ここでは、それをさらに要約して以下の3種類に整理しました。
  (1)ホット誌とホットの会にについての意見、感想
  (2)個人として、また社会への希望、要望
  (3)療養者としての人生観、感想
(1)ホット誌と、ホットの会について
情報の交換、人との繋がりが在宅酸素を始めて一層大事になった。(33歳女性)

会報の送付を心待ちするようになった。呼吸不全の知識と対策、バスハイク、行政からの援助など、いずれも大変なことばかり。会の発展を祈る。(72歳男性)

病気が長くなり外出が出来ないので、ホット誌の届くのが楽しみ。目が悪いので人に読んでもらっている。病は辛いので面白いことなど沢山載せて。(49歳女性)

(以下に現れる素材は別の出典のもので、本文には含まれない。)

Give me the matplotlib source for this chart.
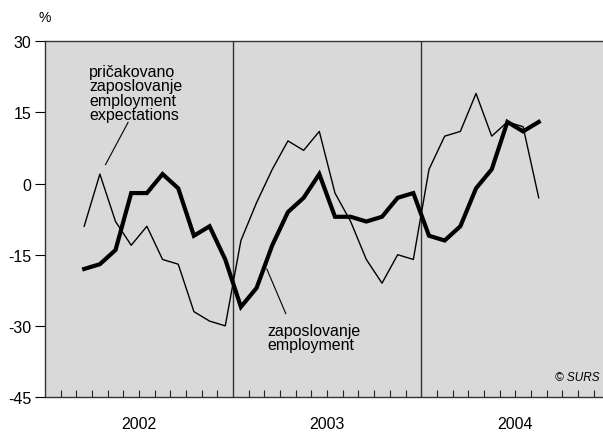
import numpy as np
import matplotlib
matplotlib.use("Agg")
import matplotlib.pyplot as plt

plt.rcParams['font.family'] = ['Liberation Sans', 'DejaVu Sans']

# monthly data, March 2002 .. August 2004
start_month = 2  # index of March 2002 (Jan 2002 = 0)
expectations = [-9, 2, -8, -13, -9, -16, -17, -27, -29, -30,
                -12, -4, 3, 9, 7, 11, -2, -8, -16, -21, -15, -16,
                3, 10, 11, 19, 10, 13, 12, -3]
employment = [-18, -17, -14, -2, -2, 2, -1, -11, -9, -16,
              -26, -22, -13, -6, -3, 2, -7, -7, -8, -7, -3, -2,
              -11, -12, -9, -1, 3, 13, 11, 13]
years = ["2002", "2003", "2004"]
y_ticks = [30, 15, 0, -15, -30, -45]

BG = "#d9d9d9"

fig = plt.figure(figsize=(6.03, 4.35), dpi=100)
ax = fig.add_axes([45 / 603, 1 - 398 / 435, 1 - 45 / 603, (398 - 42.3) / 435])
ax.set_facecolor(BG)

x = np.arange(len(expectations)) + start_month + 0.5
ax.plot(x, expectations, color="black", lw=1.0, zorder=3)
ax.plot(x, employment, color="black", lw=3.0, zorder=4,
        solid_joinstyle="miter")

ax.set_xlim(0, 35.6)
ax.set_ylim(-45, 30)

# year separators
for b in (12, 24):
    ax.axvline(b, color="#333333", lw=1.0, zorder=2)

# month ticks inside
ax.set_xticks([m for m in range(1, 36) if m not in (12, 24)])
ax.tick_params(axis="x", direction="in", length=5, width=0.8,
               labelbottom=False, color="#222222")
for i, yr in enumerate(years):
    ax.text(6 + 12 * i, -50.5, yr, ha="center", va="center", fontsize=11.5)

ax.set_yticks(y_ticks)
ax.set_yticklabels([str(v) for v in y_ticks], fontsize=11.5)
ax.tick_params(axis="y", direction="out", length=7, width=0.8, pad=3)

ax.spines["right"].set_visible(False)
for s in ("left", "top", "bottom"):
    ax.spines[s].set_color("#333333")
    ax.spines[s].set_linewidth(1.0)

fig.text(45 / 603, 1 - 18 / 435, "%", ha="center", va="center", fontsize=10)

ax.text(2.8, 25.2, "pričakovano\nzaposlovanje\nemployment\nexpectations",
        ha="left", va="top", fontsize=11.5, linespacing=0.95)
ax.plot([5.3, 3.86], [12.9, 4.0], color="black", lw=0.8, zorder=3)

ax.text(14.2, -29.3, "zaposlovanje\nemployment", ha="left", va="top",
        fontsize=11.5, linespacing=0.95)
ax.plot([14.15, 15.36], [-18.0, -27.4], color="black", lw=0.8, zorder=3)

ax.text(35.4, -40.8, "© SURS", ha="right", va="center", fontsize=8.5,
        style="italic")

fig.savefig("out.png", dpi=100)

病人の生き甲斐、希望、安らぎの為、会は絶対必要。現三役も若くないので世話できる後継者の参加を切望する。(71歳男性)

会報を何時もとても頼りにしている。しかし56号の薬の話では、私の病気に関することが何も載っていなかった。いつも情報が欲しい。(55歳女性)

入会して月一回の呼吸器教室で友人関係が親密になれて良かった。(74歳男性)

新規の入会を推進し会員を増やさないと、会の活動が難しくなる。(68歳女性)

自分と同じ位の病状の人や、それ以上に苦しい人達も幹事として明るく行動し会を援けていることが分り、元気づけられた。(69歳男性)

とても参考になるのでいつも着くのを待っています。(69歳女性)

もっと早く入会させて貰っていたらと残念。(76歳男性)

7年前に亡くなった夫が会に入会していて、自分も喘息があるので、ホット誌だけ購読している。(74歳女性)

会報の中の体験談などが大変参考になる。(81歳男性)

図解入りで解りやすい。私にとってはもう一人の先生です。(56歳女性)
(2)個人・社会への希望、要望について
パソコンを習いたいと思っています。バスハイクが楽しみです。(64歳女性)

パルスオキシメーターなどの器具を安く購入できればいいのですが。その最新情報を期待しています。(54歳男性)
※パルスオキシメーターについては、6名の方からおなじ要望がありました。

故田中康介氏が提案された『呼吸器障害者にパソコンを』に賛成。本人が持っていなくても家庭にあればそれを利用できるし、情報を自由に何時でも取得できる。家族に教えてもらえたら一番好いのですが・・(69歳男性)

横向きに寝る時に都合が好いと思うので、一穴式のカニューラが欲しい。何処で求められるか知りたいです。(69歳女性)※テイジンで取り扱っています。

酸素濃縮器を毎日使用しています。電気料金の補助については全国レベルで実施していきたい。市町村単位での実施は納得出来ない。(72歳男性)

酸素濃縮器の排気ダクト工事を、6月にテイジンさんにしてもらったら、部屋の温度が昨年に比べ上がらず、助かりました。(77歳男性)

パソコン、インターネットに熱中しているが、年寄りには無理なところもあるがこれからも習って行きたい。(78歳男性)
(3)療養者としての人生観、感想など
自分の病気のこともあるが、当面、同居の母の介護で大変です。母と共倒れの心配をしながら今の母との生活を大切にしたい。将来的にはわが身のことも不安です。メール友達を紹介してもらったが、時間がない。(33歳女性)

病名を隠す人がいるが自分はしない。会に感謝し協力したい。(81歳男性)

残った機能を充分に生かして、出来ることを見つけ愉しく明るく生きて行きたいと思っています。その意味でホットの会、とても心強く頼りにしております。これからも宜しくお願いします。(71歳女性)

会員の交流がもっと判れば何らかの生き甲斐になるのではないか。(74歳男性)

入院した時の切ない気持ちを思い在宅療養生活が出来るように、日頃の健康管理に注意している。ホットの会員の皆様に感謝しております。(76歳女性)
アンケートの回答をされたのは33歳から88歳までの幅広い年齢層。その中からの意見や感想ですが、まだ思いはあれども書き尽くせない、といった方もおられるようです。この回答を踏まえてより交流を深めていって、『ちょっと動いても息苦しい呼吸不全患者の、生活の質(Q.O.L.)の向上』に役立つ会として更に発展して行きたいと思っております。皆様のご協力をお願いします。